Silence echoes on World Music Day -Pakistan Press Foundation (PPF)

Paksitan Press Foundtion

Silence echoes on World Music Day

By Shoaib Ahmed

LAHORE: The film and music industry in Lahore accorded least importance to the World Music Day on Monday as just a single evening by a health club was organised to the effect.

On June 21 — the World Music Day — only two concerts were held in the city, but one of those was the monthly music ‘BaithakÂ’ of Shakir Ali Museum in which folk singer Surraiya Khanum and legendary singer Mehdi Hasan’s son Asif Mehdi performed.

This particular evening was held to pay a tribute to Benazir Bhutto on her birth anniversary and it had nothing to do with the music day.

The other concert held in connection with the music day was organised by Sukh Chan Wellness Club in collaboration with NGO Khursheed Bibi Foundation to introduce new talent. Classical singer Rafaqat Ali Khan led the evening and the chief guest was filmstar Habib.

Expressing their views on the World Music Day, various singers came up with a mix of positive and negative comments about the music scene in Pakistan.

Arif Lohar said folk singing never needed a backing and promotion because this genre had strong roots in the traditional music. He said Attaullah Esa Khailvi and Shaukat Ali were two luminaries in folk singing and relatively less known singers were also putting their share to strengthen folk music tradition.

Mr Lohar said though arts councils were supposed to promote folk music and discover new talent, unfortunately they did not have much funds.

Singer Jawad Ahmed said: “The film industry is almost dead in the country and music industry was also not that vibrant. We have to make sincere efforts for the revival of enriched film and music scene in Pakistan.”

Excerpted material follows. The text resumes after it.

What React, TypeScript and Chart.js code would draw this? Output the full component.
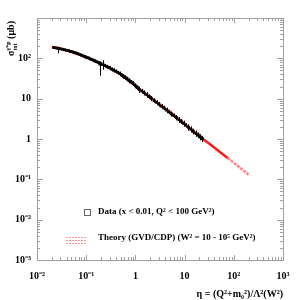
import React, { useEffect, useRef } from "react";
import { Chart, registerables } from "chart.js";
Chart.register(...registerables);

const dataEta = [0.022, 0.025, 0.027, 0.03, 0.033, 0.036, 0.04, 0.044, 0.048, 0.052, 0.057, 0.062, 0.068, 0.074, 0.08, 0.088, 0.095, 0.1, 0.11, 0.12, 0.13, 0.14, 0.15, 0.165, 0.18, 0.19, 0.2, 0.22, 0.24, 0.26, 0.28, 0.3, 0.33, 0.36, 0.4, 0.44, 0.48, 0.52, 0.57, 0.62, 0.68, 0.75, 0.82, 0.9, 1.0, 1.1, 1.2, 1.35, 1.5, 1.7, 1.9, 2.1, 2.4, 2.7, 3.0, 3.4, 3.8, 4.3, 4.8, 5.4, 6.0, 6.8, 7.6, 8.5, 9.5, 10.5, 12, 13.5, 15, 17, 19, 21, 23];
const dataSigma = [185, 180, 178, 172, 168, 164, 158, 155, 148, 146, 140, 136, 130, 124, 120, 114, 110, 106, 103, 97, 93, 90, 86, 82, 78, 72, 73, 70, 66, 63, 60, 58, 54, 51, 48, 45, 42, 39, 36, 34, 31, 28, 26, 24, 21, 19, 17, 15.5, 14, 12.5, 11.3, 10.2, 9, 8.1, 7.3, 6.5, 5.9, 5.2, 4.7, 4.2, 3.8, 3.4, 3.0, 2.75, 2.45, 2.2, 1.95, 1.75, 1.55, 1.38, 1.25, 1.12, 1.02];
const dataErrLo = [8, 10, 45, 6, 7, 6, 8, 6, 7, 6, 7, 6, 8, 6, 7, 6, 7, 6, 7, 6, 7, 5, 8, 6, 5, 35, 6, 18, 5, 6, 5, 6, 5, 6, 5, 4, 5, 4, 5, 4, 4, 4, 3, 3, 3, 2.5, 3, 2, 2, 2, 1.5, 1.5, 1.2, 1, 1, 0.9, 0.8, 0.8, 0.6, 0.6, 0.5, 0.5, 0.5, 0.4, 0.4, 0.3, 0.35, 0.3, 0.25, 0.25, 0.2, 0.2, 0.18];
const dataErrHi = [8, 10, 10, 6, 7, 6, 8, 6, 7, 6, 7, 6, 8, 6, 7, 6, 7, 6, 7, 6, 7, 5, 8, 6, 5, 12, 6, 20, 5, 6, 5, 6, 5, 6, 5, 4, 5, 4, 5, 4, 4, 4, 3, 3, 3, 2.5, 3, 2, 2, 2, 1.5, 1.5, 1.2, 1, 1, 0.9, 0.8, 0.8, 0.6, 0.6, 0.5, 0.5, 0.5, 0.4, 0.4, 0.3, 0.35, 0.3, 0.25, 0.25, 0.2, 0.2, 0.18];

const theoryEta = [0.02, 0.03, 0.05, 0.08, 0.12, 0.2, 0.3, 0.5, 0.8, 1.2, 2, 3, 5, 8, 13, 20, 33, 50, 75];
const theorySigma = [192, 172, 146, 118, 97, 73, 57, 40, 26, 17, 11, 7.4, 4.7, 2.95, 1.8, 1.15, 0.74, 0.5, 0.34];
const tailEta = [75, 130, 200];
const tailSigma = [0.34, 0.2, 0.13];

const xTickValues = [0.01, 0.1, 1, 10, 100, 1000];
const xTickLabels = ["10\u207B\u00B2", "10\u207B\u00B9", "1", "10", "10\u00B2", "10\u00B3"];
const yTickValues = [0.001, 0.01, 0.1, 1, 10, 100, 1000];
const yTickLabels = ["10\u207B\u00B3", "10\u207B\u00B2", "10\u207B\u00B9", "1", "10", "10\u00B2", ""];

const legendData = "Data (x < 0.01, Q\u00B2 < 100 GeV\u00B2)";
const legendTheory = "Theory (GVD/CDP) (W\u00B2 = 10 - 10\u2075 GeV\u00B2)";
const xTitle = "\u03B7 = (Q\u00B2+m\u2080\u00B2)/\u039B\u00B2(W\u00B2)";

const FRAME = "#a0a0a0";
const SERIF = "'Liberation Serif', 'Times New Roman', serif";

const framePlugin = {
  id: "frameTicks",
  afterDatasetsDraw(chart: any) {
    const ctx = chart.ctx;
    const a = chart.chartArea;
    const xs = chart.scales.x;
    const ys = chart.scales.y;
    // error bars
    ctx.save();
    ctx.strokeStyle = "#000";
    ctx.lineWidth = 1;
    for (let i = 0; i < dataEta.length; i++) {
      const px = Math.round(xs.getPixelForValue(dataEta[i])) + 0.5;
      const y1 = ys.getPixelForValue(dataSigma[i] - dataErrLo[i]);
      const y2 = ys.getPixelForValue(dataSigma[i] + dataErrHi[i]);
      ctx.beginPath();
      ctx.moveTo(px, y1);
      ctx.lineTo(px, y2);
      ctx.stroke();
    }
    ctx.restore();

    ctx.save();
    ctx.strokeStyle = FRAME;
    ctx.lineWidth = 1;
    ctx.strokeRect(Math.round(a.left) + 0.5, Math.round(a.top) + 0.5, Math.round(a.right - a.left), Math.round(a.bottom - a.top));
    ctx.beginPath();
    for (let d = -2; d < 3; d++) {
      for (let m = 1; m <= 9; m++) {
        const v = m * Math.pow(10, d);
        const px = Math.round(xs.getPixelForValue(v)) + 0.5;
        const len = m === 1 ? 5 : 3;
        ctx.moveTo(px, a.bottom);
        ctx.lineTo(px, a.bottom - len);
        ctx.moveTo(px, a.top);
        ctx.lineTo(px, a.top + len);
      }
    }
    for (let d = -3; d < 3; d++) {
      for (let m = 1; m <= 9; m++) {
        const v = m * Math.pow(10, d);
        const py = Math.round(ys.getPixelForValue(v)) + 0.5;
        const len = m === 1 ? 6 : 3;
        ctx.moveTo(a.left, py);
        ctx.lineTo(a.left + len, py);
        ctx.moveTo(a.right, py);
        ctx.lineTo(a.right - len, py);
      }
    }
    ctx.stroke();
    ctx.restore();

    // legend
    ctx.save();
    ctx.strokeStyle = "#666";
    ctx.lineWidth = 1;
    ctx.strokeRect(84.5, 209.5, 6, 6);
    ctx.strokeStyle = "rgba(255,80,80,0.6)";
    ctx.setLineDash([2, 1]);
    for (const yy of [237.5, 240.5, 243.5]) {
      ctx.beginPath();
      ctx.moveTo(66, yy);
      ctx.lineTo(87, yy);
      ctx.stroke();
    }
    ctx.setLineDash([]);
    ctx.fillStyle = "#000";
    ctx.font = "bold 9px " + SERIF;
    ctx.textBaseline = "middle";
    ctx.textAlign = "left";
    ctx.fillText(legendData, 98, 212);
    ctx.fillText(legendTheory, 98, 238);

    // y title
    ctx.translate(11, 56);
    ctx.rotate(-Math.PI / 2);
    ctx.textBaseline = "alphabetic";
    ctx.font = "bold 10px " + SERIF;
    let x = 0;
    ctx.fillText("\u03C3", x, 3);
    x += ctx.measureText("\u03C3").width;
    ctx.font = "bold 6px " + SERIF;
    ctx.fillText("tot", x, 6);
    ctx.fillText("\u03B3*p", x, -1);
    x += Math.max(ctx.measureText("tot").width, ctx.measureText("\u03B3*p").width);
    ctx.font = "bold 10px " + SERIF;
    ctx.fillText(" (\u03BCb)", x, 3);
    ctx.restore();
  },
};

export default function App() {
  const ref = useRef<HTMLCanvasElement>(null);
  useEffect(() => {
    if (!ref.current) return;
    const chart = new Chart(ref.current, {
      type: "scatter",
      data: {
        datasets: [
          {
            label: "Data",
            data: dataEta.map((e, i) => ({ x: e, y: dataSigma[i] })),
            backgroundColor: "#000",
            borderColor: "#000",
            pointStyle: "rect",
            pointRadius: 2,
            borderWidth: 0,
          },
          {
            label: "Theory",
            data: theoryEta.map((e, i) => ({ x: e, y: theorySigma[i] })),
            showLine: true,
            borderColor: "#ff1a1a",
            borderWidth: 2.5,
            pointRadius: 0,
          },
          {
            label: "Theory tail",
            data: tailEta.map((e, i) => ({ x: e, y: tailSigma[i] })),
            showLine: true,
            borderColor: "rgba(255,80,80,0.7)",
            borderWidth: 2.5,
            borderDash: [3, 1],
            pointRadius: 0,
          },
        ],
      },
      options: {
        animation: false,
        responsive: false,
        devicePixelRatio: 1,
        layout: { padding: { top: 18, right: 17, left: 0, bottom: 0 } },
        plugins: { legend: { display: false }, tooltip: { enabled: false } },
        scales: {
          x: {
            type: "logarithmic",
            min: 0.01,
            max: 1000,
            grid: { display: false, drawTicks: false },
            border: { display: false },
            afterBuildTicks: (s: any) => {
              s.ticks = xTickValues.map((v) => ({ value: v }));
            },
            afterFit: (s: any) => {
              s.height = 40;
            },
            ticks: {
              autoSkip: false,
              maxRotation: 0,
              padding: 10,
              color: "#000",
              font: { family: SERIF, size: 10, weight: "bold" },
              callback: (_v: any, i: number) => xTickLabels[i],
            },
            title: {
              display: true,
              text: xTitle,
              align: "end",
              color: "#000",
              padding: { top: 2, bottom: 0 },
              font: { family: SERIF, size: 10, weight: "bold" },
            },
          },
          y: {
            type: "logarithmic",
            min: 0.001,
            max: 1000,
            grid: { display: false, drawTicks: false },
            border: { display: false },
            afterBuildTicks: (s: any) => {
              s.ticks = yTickValues.map((v) => ({ value: v }));
            },
            afterFit: (s: any) => {
              s.width = 37;
            },
            ticks: {
              autoSkip: false,
              padding: 6,
              color: "#000",
              font: { family: SERIF, size: 10, weight: "bold" },
              callback: (_v: any, i: number) => yTickLabels[i],
            },
          },
        },
      },
      plugins: [framePlugin],
    } as any);
    return () => chart.destroy();
  }, []);
  return (
    <div style={{ position: "absolute", left: 0, top: 0, width: 300, height: 300, background: "#fff" }}>
      <canvas ref={ref} width={300} height={300} />
    </div>
  );
}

Hamid Ali Khan said it was a wrong perception that classical music was on the decline. He said the genre was not visible because not many programmes of classical music were being organised. People were still learning classical music and `gharanas’ were doing their job but there had not been much coverage by the media.

He said with the introduction of updated technology in music industry the trend of fusion was becoming more vigorous.

Singer Saira Naseem said with the sheer decline in filmmaking the film music had almost vanished but the albums by various new and old singers were still moving things further.

Classical singer Shafqat Amanat Ali Khan, however, had a different opinion. To him, the trend of launching music albums was rife seven or eight years ago but now there had been a great decline in the trend. He said one of the major reasons was free downloading of music from internet.

”Music companies in Pakistan are also not playing a positive role in the promotion of music as they keep albums with them for an indefinite period and do not release them.”

The Fête de la Musique, also known as World Music Day, is a music festival taking place on June 21.

The idea was first broached in 1976 by American musician Joel Cohen, then employed by the national French radio station France Musique. Cohen proposed an all-night music celebration at the moment of the summer solstice. The idea was taken up by French Music and Dance director Maurice Fleuret for Minister of Culture Jack Lang in 1981 and first took place in 1982.

Its purpose is to promote music in two ways: Amateur and professional musicians are encouraged to perform in streets. Many free concerts are organised, making all genres of music accessible to the public.